Television technology now ensures that you can see action on the football field from every possible vantage point, but you’ve never seen the Super Bowl from the fresh auteurist angles proposed in this delightful new short from Slate’s video site, SlateV.com. Written, produced, and edited by Andrew Bouvé, the video muses, “What would it look like if famous filmmakers ‘directed’ the Super Bowl?” The possibilities are endless, but the five directors imitated here are Quentin Tarantino (a visceral study of life in cartoon motion), David Lynch (think disembodied cackling and images running in reverse), Wes Anderson (yellow-tinged storybook flourish, set to the Kinks), Jean-Luc Godard (black-and-white, vaguely New Wave–y, starring . . . Kirk Douglas?), and, our favorite, Werner Herzog, whose Grizzly Man narration turns the sport into nature footage, with such commentary as “In all the faces of all the Bears I discover no kinship, no understanding, no mercy” and “What looks playful could be desperation.” Check it out, play by play, below.
Categories: Video


6 Comments
Fri 05 Feb at 07:07 PM
John
My favorite was Godard.

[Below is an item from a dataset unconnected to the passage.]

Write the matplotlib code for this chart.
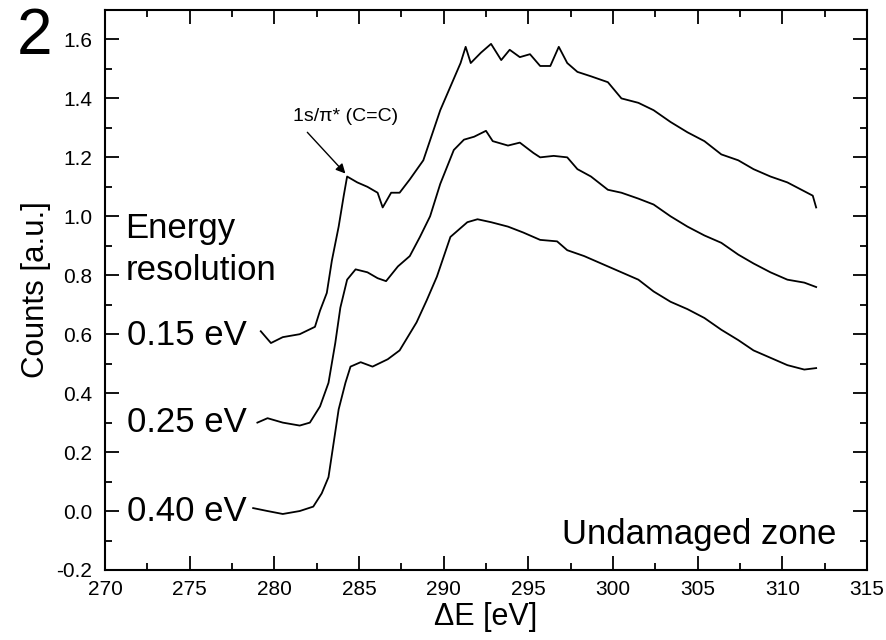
import matplotlib
matplotlib.use("Agg")
import matplotlib.pyplot as plt
from matplotlib.ticker import MultipleLocator, FormatStrFormatter

plt.rcParams["font.family"] = ["Liberation Sans", "DejaVu Sans"]
plt.rcParams["axes.unicode_minus"] = False

# 能量损失 [eV] 与计数
e_015 = [279.2, 279.8, 280.5, 281.5, 282.4, 282.7, 283.1, 283.4, 283.8, 284.1, 284.3,
         284.9, 285.5, 286.1, 286.4, 286.9, 287.4, 288.0, 288.8, 289.8, 290.4, 291.0,
         291.3, 291.6, 292.2, 292.8, 293.4, 293.9, 294.5, 295.1, 295.7, 296.3, 296.8,
         297.3, 297.9, 298.7, 299.7, 300.5, 301.5, 302.4, 303.4, 304.4, 305.4, 306.4,
         307.4, 308.3, 309.3, 310.3, 311.3, 311.8, 312.0]
c_015 = [0.61, 0.57, 0.59, 0.60, 0.625, 0.68, 0.74, 0.85, 0.965, 1.07, 1.135,
         1.115, 1.10, 1.08, 1.03, 1.08, 1.08, 1.125, 1.19, 1.36, 1.44, 1.52,
         1.575, 1.52, 1.555, 1.585, 1.53, 1.565, 1.54, 1.55, 1.51, 1.51, 1.575,
         1.52, 1.49, 1.475, 1.455, 1.40, 1.385, 1.36, 1.32, 1.285, 1.255, 1.21,
         1.19, 1.16, 1.135, 1.115, 1.085, 1.07, 1.03]

e_025 = [279.0, 279.6, 280.5, 281.5, 282.1, 282.7, 283.2, 283.6, 283.9, 284.3, 284.8,
         285.5, 286.1, 286.6, 287.3, 288.0, 288.6, 289.2, 289.8, 290.6, 291.2, 291.8,
         292.5, 292.9, 293.8, 294.5, 295.3, 295.7, 296.5, 297.3, 297.9, 298.7, 299.7,
         300.5, 301.5, 302.4, 303.4, 304.4, 305.4, 306.4, 307.4, 308.3, 309.3, 310.3,
         311.3, 312.0]
c_025 = [0.30, 0.315, 0.30, 0.29, 0.30, 0.355, 0.435, 0.57, 0.69, 0.785, 0.82,
         0.81, 0.79, 0.78, 0.83, 0.865, 0.93, 1.00, 1.11, 1.225, 1.26, 1.27,
         1.29, 1.255, 1.24, 1.25, 1.215, 1.20, 1.205, 1.20, 1.16, 1.135, 1.09,
         1.08, 1.06, 1.04, 1.00, 0.965, 0.935, 0.91, 0.87, 0.84, 0.81, 0.785,
         0.775, 0.76]

e_040 = [278.75, 279.6, 280.5, 281.5, 282.3, 282.8, 283.2, 283.5, 283.8, 284.2, 284.5,
         285.1, 285.8, 286.7, 287.4, 288.4, 289.0, 289.6, 290.4, 291.4, 292.0, 292.8,
         293.8, 294.7, 295.7, 296.7, 297.3, 298.3, 299.3, 300.5, 301.5, 302.4, 303.4,
         304.4, 305.4, 306.4, 307.4, 308.3, 309.3, 310.3, 311.3, 312.0]
c_040 = [0.01, 0.0, -0.01, 0.0, 0.015, 0.06, 0.115, 0.23, 0.345, 0.435, 0.49,
         0.505, 0.49, 0.515, 0.545, 0.64, 0.715, 0.795, 0.93, 0.98, 0.99, 0.98,
         0.965, 0.945, 0.92, 0.915, 0.885, 0.865, 0.84, 0.81, 0.785, 0.745, 0.71,
         0.685, 0.655, 0.615, 0.58, 0.545, 0.52, 0.495, 0.48, 0.485]

labels = ["0.15 eV", "0.25 eV", "0.40 eV"]
label_y = [0.595, 0.30, 0.0]

fig = plt.figure(figsize=(8.86, 6.4), dpi=100)
ax = fig.add_axes([0.1185, 0.1094, 0.86, 0.875])

for e, c in [(e_015, c_015), (e_025, c_025), (e_040, c_040)]:
    ax.plot(e, c, color="black", lw=1.3)

ax.set_xlim(270, 315)
ax.set_ylim(-0.2, 1.70)
ax.xaxis.set_major_locator(MultipleLocator(5))
ax.xaxis.set_minor_locator(MultipleLocator(2.5))
ax.yaxis.set_major_locator(MultipleLocator(0.2))
ax.yaxis.set_minor_locator(MultipleLocator(0.1))
ax.yaxis.set_major_formatter(FormatStrFormatter("%.1f"))
ax.tick_params(which="both", direction="in", top=True, right=True,
               width=1.3, labelsize=15)
ax.tick_params(which="major", length=10)
ax.tick_params(axis="y", which="major", pad=9)
ax.tick_params(axis="x", which="major", pad=7)
ax.tick_params(which="minor", length=5)
for s in ax.spines.values():
    s.set_linewidth(1.5)

ax.set_xlabel("ΔE [eV]", fontsize=22)
ax.set_ylabel("Counts [a.u.]", fontsize=22.5)
ax.xaxis.set_label_coords(0.5, -0.058)
ax.yaxis.set_label_coords(-0.071, 0.5)

for txt, y in zip(labels, label_y):
    ax.text(271.3, y, txt, fontsize=25, va="center", ha="left")
ax.text(271.2, 0.96, "Energy", fontsize=25, va="center", ha="left")
ax.text(271.2, 0.815, "resolution", fontsize=25, va="center", ha="left")
ax.text(313.2, -0.08, "Undamaged zone", fontsize=25, va="center", ha="right")

ax.text(281.1, 1.34, "1s/π* (C=C)", fontsize=14, va="center", ha="left")
ax.annotate("", xy=(284.2, 1.145), xytext=(281.95, 1.285),
            arrowprops=dict(arrowstyle="-|>", color="black", lw=1,
                            mutation_scale=14, shrinkA=0, shrinkB=0))

fig.text(35 / 886, 1 - 37 / 640, "2", fontsize=46, ha="center", va="center")

fig.savefig("out.png", dpi=100)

Kirk Douglas checking out the players…classic.
Fri 05 Feb at 10:38 PM
Aric
Was that John Malkovich doing a Herzog impression?
Sun 07 Feb at 03:49 PM
Cinema Mishmash
The Herzog segment is a riot. And I think I’d actually want to watch a Wes Anderson Super Bowl.
Mon 08 Feb at 07:15 PM
danny
i think i like the herzog one best, especially because that clip from grizzly man works so well, but the godard one was also brilliant.
Tue 09 Feb at 07:09 AM
Mark
The Herzog segment is genius.
Thu 11 Feb at 11:01 AM
John
OK, others? What would a Scorsese Super Bowl look like? Or a Kurosawa or Bergman? Or for that matter an Oliver Stone? Oh wait, he already did one.